Should the allegations be subsequently proved then Savile can only be posthumously punished through the blackening of his name and reputation. Those organisations though that may have turned a blind eye to them could, and should, be called to account.

It’s a sensitive issue and one that should be covered with balance and be free from hypocrisy.

The latter is a charge that can very easily be levelled against The Sun newspaper.

Their online edition makes reference to Savile’s “sick lust”, “predatory” actions and “depravity”. Emotive terms certainly, but ones that you couldn’t possibly argue weren’t accurate if it found that there is substance to these allegations against him.

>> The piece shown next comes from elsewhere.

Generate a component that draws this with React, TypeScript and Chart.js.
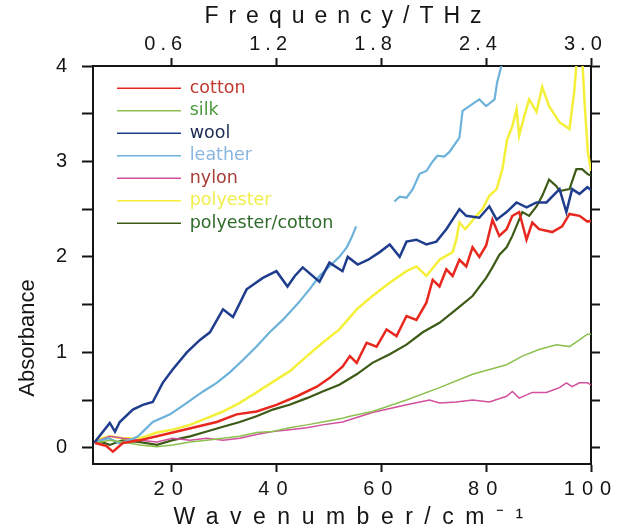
import React, { useEffect, useRef } from 'react';
import { Chart, registerables } from 'chart.js';

Chart.register(...registerables);

// ---- data (wavenumber in cm^-1, absorbance) ----
const cottonX = [5.4, 7.5, 8.8, 10.7, 14.0, 17.2, 21.0, 24.8, 28.6, 32.4, 36.2, 40.0, 43.9, 47.7, 50.1, 52.6, 54.0, 55.3, 57.2, 59.1, 61.0, 62.9, 64.8, 66.7, 68.6, 69.8, 71.1, 72.4, 73.6, 74.9, 76.2, 77.4, 78.7, 80.0, 81.2, 82.5, 83.9, 85.0, 86.3, 87.7, 88.8, 90.1, 92.6, 94.5, 95.9, 97.8, 99.3, 100];
const cottonY = [0.05, 0.02, -0.04, 0.05, 0.08, 0.12, 0.17, 0.22, 0.27, 0.35, 0.38, 0.45, 0.54, 0.64, 0.73, 0.85, 0.96, 0.89, 1.10, 1.06, 1.24, 1.17, 1.38, 1.34, 1.52, 1.76, 1.69, 1.87, 1.80, 1.97, 1.90, 2.10, 2.00, 2.12, 2.39, 2.22, 2.29, 2.43, 2.47, 2.18, 2.36, 2.29, 2.26, 2.32, 2.45, 2.43, 2.37, 2.38];

const silkX = [5.4, 8.2, 10.7, 14.0, 17.2, 20.2, 23.5, 26.7, 29.8, 33.0, 36.2, 39.3, 42.5, 45.8, 48.8, 52.6, 54.0, 58.3, 64.8, 71.1, 77.4, 83.9, 86.9, 90.1, 93.4, 95.9, 97.8, 99.3, 100];
const silkY = [0.05, 0.08, 0.06, 0.03, 0.01, 0.03, 0.06, 0.08, 0.10, 0.12, 0.16, 0.17, 0.21, 0.24, 0.27, 0.31, 0.33, 0.38, 0.50, 0.63, 0.77, 0.87, 0.96, 1.03, 1.08, 1.06, 1.13, 1.19, 1.19];

const woolX = [5.2, 8.2, 9.2, 10.1, 12.6, 14.5, 16.4, 18.3, 20.2, 22.9, 25.4, 27.3, 29.8, 31.7, 34.3, 37.4, 40.0, 42.1, 43.5, 45.0, 48.2, 50.1, 52.6, 53.6, 55.5, 57.5, 59.7, 61.6, 63.5, 64.8, 66.7, 68.6, 70.5, 72.4, 74.9, 76.2, 78.7, 80.6, 82.0, 83.9, 85.8, 87.7, 89.6, 91.5, 94.0, 95.3, 96.4, 97.8, 99.3, 100];
const woolY = [0.05, 0.26, 0.17, 0.27, 0.40, 0.45, 0.48, 0.68, 0.82, 1.00, 1.13, 1.21, 1.45, 1.37, 1.66, 1.78, 1.85, 1.69, 1.80, 1.89, 1.74, 1.94, 1.85, 2.00, 1.92, 1.97, 2.05, 2.13, 2.00, 2.16, 2.18, 2.13, 2.16, 2.29, 2.50, 2.43, 2.41, 2.53, 2.39, 2.47, 2.57, 2.52, 2.57, 2.57, 2.71, 2.47, 2.71, 2.66, 2.73, 2.70];

const leatherX = [5.4, 8.0, 10.0, 12.0, 13.6, 16.4, 19.7, 22.9, 26.0, 28.6, 31.1, 33.6, 36.2, 38.7, 41.2, 43.9, 46.3, 48.2, 50.1, 52.0, 53.4, 54.3, 55.2, 58.5, 62.5, 63.5, 64.8, 66.0, 67.3, 68.6, 69.8, 70.7, 72.0, 73.0, 74.9, 75.5, 76.8, 78.7, 80.0, 81.6, 82.1, 82.9, 83.5];
const leatherY = [0.06, 0.10, 0.05, 0.08, 0.12, 0.27, 0.35, 0.47, 0.59, 0.68, 0.79, 0.92, 1.06, 1.21, 1.34, 1.50, 1.66, 1.80, 1.90, 2.00, 2.10, 2.20, 2.32, null, 2.58, 2.63, 2.62, 2.71, 2.87, 2.90, 3.00, 3.06, 3.05, 3.10, 3.25, 3.53, 3.58, 3.65, 3.58, 3.65, 3.83, 4.00, 4.15];

const nylonX = [5.4, 8.2, 10.7, 14.0, 17.2, 20.2, 23.5, 26.7, 29.8, 33.0, 36.2, 39.3, 42.5, 45.8, 48.8, 52.6, 58.3, 64.8, 69.2, 71.1, 74.3, 77.4, 80.6, 83.9, 85.0, 86.3, 88.8, 91.5, 94.0, 95.3, 96.4, 97.8, 99.3, 100];
const nylonY = [0.06, 0.12, 0.10, 0.08, 0.06, 0.10, 0.08, 0.10, 0.08, 0.10, 0.14, 0.17, 0.19, 0.21, 0.24, 0.27, 0.37, 0.45, 0.50, 0.47, 0.48, 0.50, 0.48, 0.54, 0.59, 0.52, 0.58, 0.58, 0.63, 0.68, 0.64, 0.68, 0.68, 0.66];

const polyesterX = [5.4, 8.2, 10.7, 14.0, 17.2, 20.2, 23.5, 26.7, 29.8, 33.0, 36.2, 39.3, 42.5, 45.8, 48.8, 52.0, 55.3, 58.3, 61.6, 64.8, 66.7, 68.6, 71.1, 73.6, 74.3, 74.9, 76.0, 76.8, 78.1, 79.3, 80.6, 82.0, 83.1, 84.0, 85.0, 85.8, 86.3, 87.3, 88.2, 89.6, 90.7, 92.0, 94.0, 95.9, 96.8, 97.5, 98.2, 98.8, 99.4, 100];
const polyesterY = [0.08, 0.12, 0.10, 0.10, 0.16, 0.19, 0.24, 0.31, 0.38, 0.47, 0.58, 0.69, 0.80, 0.96, 1.10, 1.24, 1.45, 1.59, 1.73, 1.85, 1.90, 1.80, 1.97, 2.05, 2.18, 2.36, 2.29, 2.34, 2.43, 2.50, 2.64, 2.71, 2.92, 3.23, 3.37, 3.55, 3.27, 3.48, 3.65, 3.52, 3.78, 3.58, 3.41, 3.34, 3.73, 4.2, 4.2, 3.6, 3.1, 2.9];

const polyCottonX = [5.4, 8.2, 10.7, 14.0, 17.2, 20.2, 23.5, 26.7, 29.8, 33.0, 36.2, 39.3, 42.5, 45.8, 48.8, 52.0, 55.3, 58.3, 61.6, 64.8, 67.9, 71.1, 74.3, 77.4, 80.0, 81.2, 82.5, 83.9, 85.0, 86.9, 88.2, 89.6, 90.7, 92.0, 93.4, 94.0, 95.9, 97.2, 98.3, 99.3, 100];
const polyCottonY = [0.08, 0.03, 0.08, 0.06, 0.03, 0.08, 0.12, 0.17, 0.22, 0.27, 0.33, 0.40, 0.45, 0.52, 0.59, 0.66, 0.77, 0.89, 0.98, 1.08, 1.21, 1.31, 1.45, 1.59, 1.78, 1.89, 2.02, 2.10, 2.22, 2.47, 2.43, 2.53, 2.64, 2.81, 2.74, 2.69, 2.71, 2.92, 2.92, 2.87, 2.85];

const seriesNames = ['cotton', 'silk', 'wool', 'leather', 'nylon', 'polyester', 'polyester/cotton'];
const lineColors = ['#e8281e', '#8cc04e', '#1f3d8c', '#6cb2da', '#d24e9e', '#f4f03a', '#3d5a16'];
const legendTextColors = ['#c0392e', '#4d9a3c', '#1a2a52', '#8ab6e0', '#a83c36', '#f0ee4a', '#2f6a2a'];
const lineWidths = [2.5, 1.5, 2.5, 2.2, 1.5, 2.5, 2.2];

const xTicks = [20, 40, 60, 80, 100];
const thzTicks = [0.6, 1.2, 1.8, 2.4, 3.0];
const yTicks = [0, 0.5, 1, 1.5, 2, 2.5, 3, 3.5, 4];
const CM_PER_THZ = 33.356;
const X_MIN = 5;
const X_MAX = 100;
const Y_MIN = -0.17;
const Y_MAX = 4;

const pts = (xs: number[], ys: (number | null)[]) => xs.map((x, i) => ({ x, y: ys[i] }));
const seriesData = [
  pts(cottonX, cottonY),
  pts(silkX, silkY),
  pts(woolX, woolY),
  pts(leatherX, leatherY),
  pts(nylonX, nylonY),
  pts(polyesterX, polyesterY),
  pts(polyCottonX, polyCottonY),
];

const SANS = "'Liberation Sans', Arial, sans-serif";
const INK = '#151515';

const layoutPlugin = {
  id: 'layoutTweaks',
  afterLayout(chart: any) {
    const wrap = (scale: any, labelSp: string, labelDx: number, titleSp: string, titleDx: number, titleDy: number) => {
      if (!scale || scale.__wrapped) return;
      scale.__wrapped = true;
      const dl = scale.drawLabels.bind(scale);
      const dt = scale.drawTitle.bind(scale);
      scale.drawLabels = (area: any) => {
        const ctx = chart.ctx;
        ctx.save();
        ctx.letterSpacing = labelSp;
        ctx.translate(labelDx, 0);
        dl(area);
        ctx.restore();
      };
      scale.drawTitle = () => {
        const ctx = chart.ctx;
        ctx.save();
        ctx.letterSpacing = titleSp;
        ctx.translate(titleDx, titleDy);
        dt();
        ctx.restore();
      };
    };
    wrap(chart.scales.x, '7px', 0, '11.5px', 12, 0);
    wrap(chart.scales.xTop, '5px', -6, '10px', 6, 0);
    wrap(chart.scales.y, '0px', 0, '0px', 0, 73);
    if (chart.legend) {
      chart.legend.left = 112;
      chart.legend.top = 74.5;
    }
  },
};

export default function App() {
  const ref = useRef<HTMLCanvasElement | null>(null);

  useEffect(() => {
    if (!ref.current) return;
    const datasets = seriesNames.map((name, i) => ({
      label: name,
      data: seriesData[i],
      borderColor: lineColors[i],
      backgroundColor: lineColors[i],
      borderWidth: lineWidths[i],
      pointRadius: 0,
      tension: 0,
      spanGaps: false,
      fill: false,
    }));

    const chart = new Chart(ref.current, {
      type: 'line',
      data: { datasets },
      plugins: [layoutPlugin],
      options: {
        animation: false,
        responsive: false,
        devicePixelRatio: 1,
        layout: { padding: 0 },
        events: [],
        plugins: {
          tooltip: { enabled: false },
          legend: {
            position: 'chartArea',
            align: 'start',
            labels: {
              usePointStyle: true,
              pointStyle: 'line',
              pointStyleWidth: 64,
              padding: 5,
              font: { family: "'DejaVu Sans', Verdana, sans-serif", size: 17.5 },
              generateLabels: (c: any) => {
                const items = (Chart as any).defaults.plugins.legend.labels.generateLabels(c);
                items.forEach((it: any) => {
                  it.fontColor = legendTextColors[it.datasetIndex];
                  it.lineWidth = 1.5;
                });
                return items;
              },
            },
          },
        },
        scales: {
          x: {
            type: 'linear',
            position: 'bottom',
            min: X_MIN,
            max: X_MAX,
            afterBuildTicks: (s: any) => { s.ticks = xTicks.map((v) => ({ value: v })); },
            afterFit: (s: any) => { s.height = 68; },
            grid: { drawOnChartArea: false, drawTicks: true, tickLength: 8, tickWidth: 2, tickColor: INK },
            border: { display: true, color: INK, width: 2 },
            ticks: {
              autoSkip: false,
              maxRotation: 0,
              padding: 5,
              color: INK,
              font: { family: SANS, size: 20 },
              callback: (v: any) => String(v),
            },
            title: {
              display: true,
              text: 'Wavenumber/cm\u207B\u00B9',
              color: INK,
              font: { family: SANS, size: 23 },
              padding: { top: 0, bottom: 1 },
            },
          },
          xTop: {
            type: 'linear',
            position: 'top',
            min: X_MIN / CM_PER_THZ,
            max: X_MAX / CM_PER_THZ,
            afterBuildTicks: (s: any) => { s.ticks = thzTicks.map((v) => ({ value: v })); },
            afterFit: (s: any) => { s.height = 66; },
            grid: { drawOnChartArea: false, drawTicks: true, tickLength: 8, tickWidth: 2, tickColor: INK },
            border: { display: true, color: INK, width: 2 },
            ticks: {
              autoSkip: false,
              maxRotation: 0,
              padding: 2,
              color: INK,
              font: { family: SANS, size: 20 },
              callback: (v: any) => Number(v).toFixed(1),
            },
            title: {
              display: true,
              text: 'Frequency/THz',
              color: INK,
              font: { family: SANS, size: 23 },
              padding: { top: 3, bottom: 0 },
            },
          },
          y: {
            type: 'linear',
            position: 'left',
            min: Y_MIN,
            max: Y_MAX,
            afterBuildTicks: (s: any) => { s.ticks = yTicks.map((v) => ({ value: v })); },
            afterFit: (s: any) => { s.width = 93; },
            grid: { drawOnChartArea: false, drawTicks: true, tickLength: 11, tickWidth: 2, tickColor: INK },
            border: { display: true, color: INK, width: 2 },
            ticks: {
              padding: 15,
              color: INK,
              font: { family: SANS, size: 20 },
              callback: (v: any) => (Number.isInteger(v) ? String(v) : ''),
            },
            title: {
              display: true,
              text: 'Absorbance',
              color: INK,
              font: { family: SANS, size: 22 },
              padding: { top: 15, bottom: 0 },
            },
          },
          yRight: {
            type: 'linear',
            position: 'right',
            min: Y_MIN,
            max: Y_MAX,
            afterBuildTicks: (s: any) => { s.ticks = yTicks.map((v) => ({ value: v })); },
            afterFit: (s: any) => { s.width = 34; },
            grid: { drawOnChartArea: false, drawTicks: true, tickLength: 9, tickWidth: 2, tickColor: INK },
            border: { display: true, color: INK, width: 2 },
            ticks: { display: false },
          },
        },
      } as any,
    });
    return () => chart.destroy();
  }, []);

  return (
    <div style={{ position: 'absolute', left: 0, top: 0, width: 625, height: 532, background: '#fff' }}>
      <canvas ref={ref} width={625} height={532} style={{ width: 625, height: 532, display: 'block' }} />
    </div>
  );
}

What then of my charge of hypocrisy against The Sun?

I apologise for reproducing the image below but it central to my argument.



The cutting shows an image of the singer Charlotte Church, then aged just 15, and makes salacious reference to the breast size of a girl still in her early teens; the paper even refers to her as a child.

Jimmy Savile may well have been guilty of an appalling abuse of trust. It could then be argued that his employers, including the BBC, were complicit in that abuse of trust if they chose to turn a blind eye to it.

Could it not also be argued that The Sun was guilty of an abuse of the free press in publishing that picture of Charlotte Church?

Is it not harder to take their indignation over Savile’s alleged crimes seriously when they themselves thought nothing of drawing attention to the breast size of an adolescent girl much the same age of those allegedly abused by Savile?